Les chansons d'abord apolitiques commençaient de plus en plus à réagir à la menace venant du Reich allemand. Rien d'étonnant que le 10 novembre 1938, deux mois à peine après Munich, le théâtre ait été interdit. Face au danger mortel que représentait la Gestapo, Voskovec, Werich et Jezek ont opté pour le salut de l'émigration. Pour Jezek, l'exil a été d'autant plus difficile à cause de sa cécité. Au fond, il nourrissait l'espoir de revenir un jour à Prague... La réalité a été cependant autre.
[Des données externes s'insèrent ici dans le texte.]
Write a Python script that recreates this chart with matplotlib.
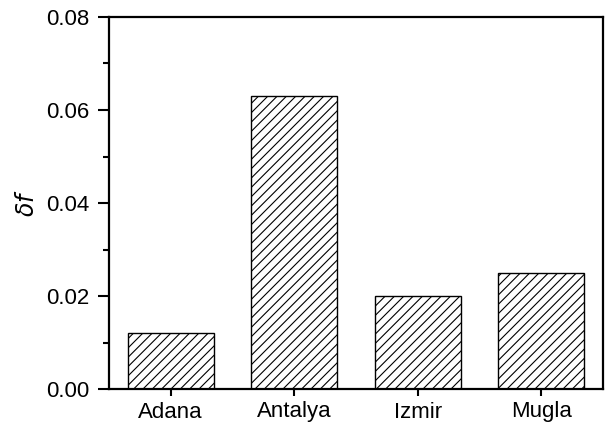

Jezek a passé les trois dernières années de sa vie aux Etats-Unis. L'accueil que lui ont réservé les compatriotes, ainsi que les premiers mois se sont passés dans une ambiance agréable. Comme il s'est cependant avéré, continuer la carrière musicale a été bien difficile. L'organisation réunissant les compositeurs américains empêchait, pour des raisons de concurrence, des étrangers à se faire valoir. En dépit de cela, Jezek continuait à composer, en gagnant sa vie avec des leçons de chants données aux enfants des compatriotes. Son état de santé commençait vite à se détériorer, d'autant plus qu'il se rendait compte qu'il ne reverrait plus sa mère et sa soeur, ni Prague. Ses dernières paroles confiées à son ami Rudolf Firkusny à l'hôpital de New York: "Je voudrais seulement voir Prague" sont restées inaccomplies. Jaroslav Jezek est mort le 1er janvier 1942. Il avait 35 ans, comme Mozart.